> **What is asked**:
Assemble all lines in which the string "this" appears.

> **Task inputs**:
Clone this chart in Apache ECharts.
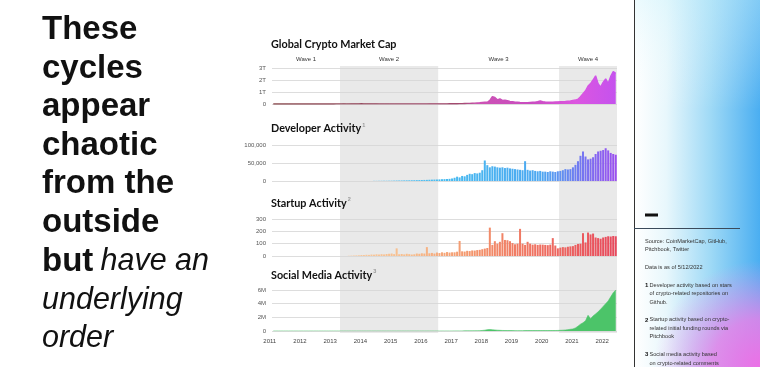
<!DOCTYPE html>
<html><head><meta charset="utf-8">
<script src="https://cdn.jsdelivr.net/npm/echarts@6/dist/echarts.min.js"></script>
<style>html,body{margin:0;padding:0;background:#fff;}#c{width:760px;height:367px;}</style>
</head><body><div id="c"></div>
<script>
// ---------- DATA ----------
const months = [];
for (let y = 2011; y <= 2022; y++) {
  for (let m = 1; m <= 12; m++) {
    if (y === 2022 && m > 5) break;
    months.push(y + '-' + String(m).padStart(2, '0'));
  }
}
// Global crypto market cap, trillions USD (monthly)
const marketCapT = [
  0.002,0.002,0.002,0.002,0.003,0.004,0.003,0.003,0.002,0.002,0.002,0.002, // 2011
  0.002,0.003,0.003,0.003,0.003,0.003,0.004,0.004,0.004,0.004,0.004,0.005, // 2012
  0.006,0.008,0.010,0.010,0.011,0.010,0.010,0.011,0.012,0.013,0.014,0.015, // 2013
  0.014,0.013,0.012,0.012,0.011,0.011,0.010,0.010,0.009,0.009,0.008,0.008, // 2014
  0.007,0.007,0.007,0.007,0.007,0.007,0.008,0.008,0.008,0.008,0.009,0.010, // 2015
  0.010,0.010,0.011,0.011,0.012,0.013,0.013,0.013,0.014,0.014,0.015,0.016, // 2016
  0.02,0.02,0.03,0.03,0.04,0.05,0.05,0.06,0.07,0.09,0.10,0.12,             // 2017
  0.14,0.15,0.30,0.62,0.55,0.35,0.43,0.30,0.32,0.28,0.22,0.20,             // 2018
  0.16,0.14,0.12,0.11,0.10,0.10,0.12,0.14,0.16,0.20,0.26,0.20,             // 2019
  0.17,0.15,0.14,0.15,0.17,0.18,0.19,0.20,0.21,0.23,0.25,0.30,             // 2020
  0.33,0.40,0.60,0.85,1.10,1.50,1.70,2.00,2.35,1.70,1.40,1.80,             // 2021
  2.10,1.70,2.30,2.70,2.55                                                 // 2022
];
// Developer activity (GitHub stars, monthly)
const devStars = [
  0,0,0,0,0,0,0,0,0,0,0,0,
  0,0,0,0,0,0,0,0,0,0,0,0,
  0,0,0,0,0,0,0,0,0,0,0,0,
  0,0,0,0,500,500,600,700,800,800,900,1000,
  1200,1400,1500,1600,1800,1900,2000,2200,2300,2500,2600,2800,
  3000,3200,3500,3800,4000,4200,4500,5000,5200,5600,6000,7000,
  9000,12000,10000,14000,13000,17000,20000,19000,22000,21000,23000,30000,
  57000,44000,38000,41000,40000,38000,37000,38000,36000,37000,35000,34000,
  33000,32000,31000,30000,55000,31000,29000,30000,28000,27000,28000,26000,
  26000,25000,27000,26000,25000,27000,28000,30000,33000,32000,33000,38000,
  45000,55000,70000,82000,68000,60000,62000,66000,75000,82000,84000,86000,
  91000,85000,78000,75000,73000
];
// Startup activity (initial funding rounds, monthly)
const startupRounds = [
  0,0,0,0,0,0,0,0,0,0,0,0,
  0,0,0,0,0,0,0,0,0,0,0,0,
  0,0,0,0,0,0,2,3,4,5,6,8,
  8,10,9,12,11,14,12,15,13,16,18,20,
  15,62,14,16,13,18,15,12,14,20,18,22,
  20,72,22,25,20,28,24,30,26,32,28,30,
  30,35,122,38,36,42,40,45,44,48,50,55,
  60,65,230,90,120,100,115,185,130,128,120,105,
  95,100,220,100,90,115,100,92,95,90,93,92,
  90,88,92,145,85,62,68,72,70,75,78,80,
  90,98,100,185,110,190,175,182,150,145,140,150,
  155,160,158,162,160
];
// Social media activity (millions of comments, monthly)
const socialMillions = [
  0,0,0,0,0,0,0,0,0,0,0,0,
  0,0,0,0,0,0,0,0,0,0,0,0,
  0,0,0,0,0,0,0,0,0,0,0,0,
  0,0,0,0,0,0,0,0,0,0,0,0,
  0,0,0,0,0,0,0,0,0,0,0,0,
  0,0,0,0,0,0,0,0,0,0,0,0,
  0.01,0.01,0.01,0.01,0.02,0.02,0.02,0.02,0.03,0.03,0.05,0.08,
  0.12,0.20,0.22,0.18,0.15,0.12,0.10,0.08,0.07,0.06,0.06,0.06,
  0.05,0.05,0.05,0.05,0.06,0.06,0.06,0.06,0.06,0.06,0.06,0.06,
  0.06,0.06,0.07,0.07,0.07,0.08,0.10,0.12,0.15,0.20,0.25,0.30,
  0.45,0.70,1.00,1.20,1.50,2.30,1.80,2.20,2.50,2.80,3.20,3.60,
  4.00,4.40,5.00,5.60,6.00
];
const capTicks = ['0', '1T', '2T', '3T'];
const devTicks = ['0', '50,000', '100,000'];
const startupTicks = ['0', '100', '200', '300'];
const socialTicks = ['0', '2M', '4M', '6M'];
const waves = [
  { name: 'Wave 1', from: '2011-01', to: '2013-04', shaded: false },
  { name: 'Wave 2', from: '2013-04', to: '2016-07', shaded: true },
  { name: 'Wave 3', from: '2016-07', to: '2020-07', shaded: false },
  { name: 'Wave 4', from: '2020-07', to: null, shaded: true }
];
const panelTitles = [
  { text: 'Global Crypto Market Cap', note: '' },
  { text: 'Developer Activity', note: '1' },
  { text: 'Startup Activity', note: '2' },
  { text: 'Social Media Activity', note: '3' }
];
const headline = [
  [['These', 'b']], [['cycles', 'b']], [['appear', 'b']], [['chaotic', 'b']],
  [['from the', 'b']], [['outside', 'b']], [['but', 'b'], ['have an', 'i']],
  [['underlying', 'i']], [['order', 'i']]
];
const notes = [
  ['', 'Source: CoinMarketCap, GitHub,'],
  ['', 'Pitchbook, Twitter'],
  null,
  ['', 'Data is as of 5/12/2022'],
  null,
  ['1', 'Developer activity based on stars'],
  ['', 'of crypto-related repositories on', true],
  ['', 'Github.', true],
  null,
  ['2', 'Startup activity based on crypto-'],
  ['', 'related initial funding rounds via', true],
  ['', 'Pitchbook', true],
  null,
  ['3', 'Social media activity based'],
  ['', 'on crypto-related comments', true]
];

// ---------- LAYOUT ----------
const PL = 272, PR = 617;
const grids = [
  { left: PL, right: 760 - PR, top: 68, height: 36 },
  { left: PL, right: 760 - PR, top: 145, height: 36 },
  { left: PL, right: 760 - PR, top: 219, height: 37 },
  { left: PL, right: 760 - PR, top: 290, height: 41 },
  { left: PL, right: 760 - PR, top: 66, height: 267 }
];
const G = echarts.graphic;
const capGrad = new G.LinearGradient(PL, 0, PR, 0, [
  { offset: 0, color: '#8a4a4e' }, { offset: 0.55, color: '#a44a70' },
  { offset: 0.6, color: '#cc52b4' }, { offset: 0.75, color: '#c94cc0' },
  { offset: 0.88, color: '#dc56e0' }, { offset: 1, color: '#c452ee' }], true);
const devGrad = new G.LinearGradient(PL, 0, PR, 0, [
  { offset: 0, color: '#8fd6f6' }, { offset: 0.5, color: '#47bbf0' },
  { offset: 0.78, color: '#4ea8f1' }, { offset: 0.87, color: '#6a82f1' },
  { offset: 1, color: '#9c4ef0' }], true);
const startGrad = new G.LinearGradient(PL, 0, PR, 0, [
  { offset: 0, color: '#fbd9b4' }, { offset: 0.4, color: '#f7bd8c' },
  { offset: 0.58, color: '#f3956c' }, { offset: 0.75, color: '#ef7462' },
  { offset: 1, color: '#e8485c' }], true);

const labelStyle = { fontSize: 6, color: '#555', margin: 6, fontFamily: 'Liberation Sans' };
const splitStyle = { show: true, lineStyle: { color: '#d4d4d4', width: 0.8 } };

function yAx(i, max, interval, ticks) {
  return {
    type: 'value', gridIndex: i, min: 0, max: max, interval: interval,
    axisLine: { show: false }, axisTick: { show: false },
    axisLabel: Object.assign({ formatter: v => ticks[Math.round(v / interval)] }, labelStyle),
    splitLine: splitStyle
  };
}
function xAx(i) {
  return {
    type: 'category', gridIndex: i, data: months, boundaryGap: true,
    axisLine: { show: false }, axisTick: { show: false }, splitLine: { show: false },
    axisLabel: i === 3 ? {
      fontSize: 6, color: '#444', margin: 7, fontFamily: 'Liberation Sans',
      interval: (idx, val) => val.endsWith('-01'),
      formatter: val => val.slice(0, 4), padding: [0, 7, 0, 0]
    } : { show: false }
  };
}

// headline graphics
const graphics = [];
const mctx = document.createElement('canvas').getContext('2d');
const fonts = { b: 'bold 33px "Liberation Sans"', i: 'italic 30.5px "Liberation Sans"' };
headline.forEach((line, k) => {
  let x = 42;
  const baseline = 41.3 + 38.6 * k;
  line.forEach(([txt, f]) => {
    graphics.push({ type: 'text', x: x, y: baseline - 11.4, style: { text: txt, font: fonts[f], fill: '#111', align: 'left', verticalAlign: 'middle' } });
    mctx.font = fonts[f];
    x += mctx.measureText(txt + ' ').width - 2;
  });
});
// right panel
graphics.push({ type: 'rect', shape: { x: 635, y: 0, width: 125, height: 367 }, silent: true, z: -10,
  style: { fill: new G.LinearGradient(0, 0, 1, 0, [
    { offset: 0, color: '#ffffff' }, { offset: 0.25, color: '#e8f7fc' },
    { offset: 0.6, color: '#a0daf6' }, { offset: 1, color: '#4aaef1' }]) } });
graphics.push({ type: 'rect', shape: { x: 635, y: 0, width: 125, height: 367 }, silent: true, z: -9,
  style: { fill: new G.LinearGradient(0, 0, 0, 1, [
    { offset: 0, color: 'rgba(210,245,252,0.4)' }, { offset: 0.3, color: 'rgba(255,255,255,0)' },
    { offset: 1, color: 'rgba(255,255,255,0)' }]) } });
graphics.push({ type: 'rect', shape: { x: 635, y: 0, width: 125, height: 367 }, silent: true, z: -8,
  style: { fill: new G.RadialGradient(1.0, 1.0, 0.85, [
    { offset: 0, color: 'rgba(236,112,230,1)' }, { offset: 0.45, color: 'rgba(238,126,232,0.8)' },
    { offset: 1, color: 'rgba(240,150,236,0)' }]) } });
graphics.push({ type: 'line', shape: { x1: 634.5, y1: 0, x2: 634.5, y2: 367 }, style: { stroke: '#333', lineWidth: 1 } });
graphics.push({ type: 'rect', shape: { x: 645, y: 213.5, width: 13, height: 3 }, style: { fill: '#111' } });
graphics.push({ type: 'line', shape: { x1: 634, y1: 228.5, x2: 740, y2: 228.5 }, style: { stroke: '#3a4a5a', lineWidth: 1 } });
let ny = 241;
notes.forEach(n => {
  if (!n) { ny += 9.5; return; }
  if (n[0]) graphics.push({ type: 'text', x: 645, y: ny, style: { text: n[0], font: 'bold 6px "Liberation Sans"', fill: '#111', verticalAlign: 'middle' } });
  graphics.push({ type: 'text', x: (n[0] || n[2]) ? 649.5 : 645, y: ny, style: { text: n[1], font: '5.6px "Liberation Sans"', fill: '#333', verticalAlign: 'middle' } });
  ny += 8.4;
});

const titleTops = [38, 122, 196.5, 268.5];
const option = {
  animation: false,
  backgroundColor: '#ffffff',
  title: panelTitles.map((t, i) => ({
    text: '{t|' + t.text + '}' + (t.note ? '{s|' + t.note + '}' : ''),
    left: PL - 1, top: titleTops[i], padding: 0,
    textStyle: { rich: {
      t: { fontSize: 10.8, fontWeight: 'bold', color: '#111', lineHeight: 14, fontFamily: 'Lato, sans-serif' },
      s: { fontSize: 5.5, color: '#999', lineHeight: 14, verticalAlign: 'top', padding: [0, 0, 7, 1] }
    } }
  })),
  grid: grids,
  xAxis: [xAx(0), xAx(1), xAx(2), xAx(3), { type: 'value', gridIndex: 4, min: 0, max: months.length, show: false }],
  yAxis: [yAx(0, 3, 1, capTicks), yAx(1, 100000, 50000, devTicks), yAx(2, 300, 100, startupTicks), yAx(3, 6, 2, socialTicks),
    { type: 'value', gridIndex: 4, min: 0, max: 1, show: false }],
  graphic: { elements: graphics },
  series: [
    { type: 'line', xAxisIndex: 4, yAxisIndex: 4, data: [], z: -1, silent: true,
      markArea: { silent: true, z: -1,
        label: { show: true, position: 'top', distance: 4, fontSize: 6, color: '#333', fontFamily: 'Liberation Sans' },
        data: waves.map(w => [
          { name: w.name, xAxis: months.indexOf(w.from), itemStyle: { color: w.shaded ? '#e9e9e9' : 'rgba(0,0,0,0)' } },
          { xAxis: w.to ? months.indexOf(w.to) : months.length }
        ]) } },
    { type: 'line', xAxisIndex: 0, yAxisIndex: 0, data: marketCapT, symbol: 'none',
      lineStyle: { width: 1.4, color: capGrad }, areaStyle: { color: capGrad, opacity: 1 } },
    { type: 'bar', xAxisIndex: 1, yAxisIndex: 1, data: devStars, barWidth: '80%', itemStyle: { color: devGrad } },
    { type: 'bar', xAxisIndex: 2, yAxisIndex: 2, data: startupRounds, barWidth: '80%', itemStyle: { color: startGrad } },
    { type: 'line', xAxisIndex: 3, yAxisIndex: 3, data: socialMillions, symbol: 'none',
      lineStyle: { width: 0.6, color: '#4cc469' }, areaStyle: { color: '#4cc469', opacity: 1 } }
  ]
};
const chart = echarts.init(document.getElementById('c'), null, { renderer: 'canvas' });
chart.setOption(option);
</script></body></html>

* * *

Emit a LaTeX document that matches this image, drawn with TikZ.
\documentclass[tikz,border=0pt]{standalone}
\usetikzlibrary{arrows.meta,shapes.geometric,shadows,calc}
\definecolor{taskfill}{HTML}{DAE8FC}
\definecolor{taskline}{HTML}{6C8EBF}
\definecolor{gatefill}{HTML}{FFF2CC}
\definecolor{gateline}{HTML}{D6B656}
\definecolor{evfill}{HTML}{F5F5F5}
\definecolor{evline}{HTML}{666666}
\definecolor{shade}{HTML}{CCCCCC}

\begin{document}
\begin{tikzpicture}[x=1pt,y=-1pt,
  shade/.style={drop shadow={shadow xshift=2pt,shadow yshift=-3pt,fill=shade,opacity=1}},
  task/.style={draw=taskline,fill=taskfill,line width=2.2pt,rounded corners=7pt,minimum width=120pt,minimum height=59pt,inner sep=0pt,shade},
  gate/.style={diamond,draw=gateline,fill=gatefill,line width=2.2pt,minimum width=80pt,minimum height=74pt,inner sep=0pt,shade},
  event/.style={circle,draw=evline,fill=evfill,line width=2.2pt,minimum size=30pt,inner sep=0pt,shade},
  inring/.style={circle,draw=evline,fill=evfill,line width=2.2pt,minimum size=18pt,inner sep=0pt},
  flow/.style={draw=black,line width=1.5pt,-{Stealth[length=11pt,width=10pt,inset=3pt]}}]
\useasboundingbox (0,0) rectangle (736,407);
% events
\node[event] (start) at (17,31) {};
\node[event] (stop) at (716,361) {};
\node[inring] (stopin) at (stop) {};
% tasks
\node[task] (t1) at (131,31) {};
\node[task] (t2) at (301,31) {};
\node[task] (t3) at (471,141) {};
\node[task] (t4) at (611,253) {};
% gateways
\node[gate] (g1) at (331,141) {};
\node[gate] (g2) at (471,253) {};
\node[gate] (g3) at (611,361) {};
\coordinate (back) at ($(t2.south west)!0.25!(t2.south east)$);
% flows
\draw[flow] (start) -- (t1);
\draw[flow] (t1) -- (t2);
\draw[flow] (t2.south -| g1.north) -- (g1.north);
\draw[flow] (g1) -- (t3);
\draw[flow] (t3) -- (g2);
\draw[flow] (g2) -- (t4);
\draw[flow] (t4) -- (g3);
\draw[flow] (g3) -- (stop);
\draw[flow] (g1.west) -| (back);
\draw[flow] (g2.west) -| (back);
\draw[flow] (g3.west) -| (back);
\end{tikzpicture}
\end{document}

> **Finished answer**:
Clone this chart in Apache ECharts.
Emit a LaTeX document that matches this image, drawn with TikZ.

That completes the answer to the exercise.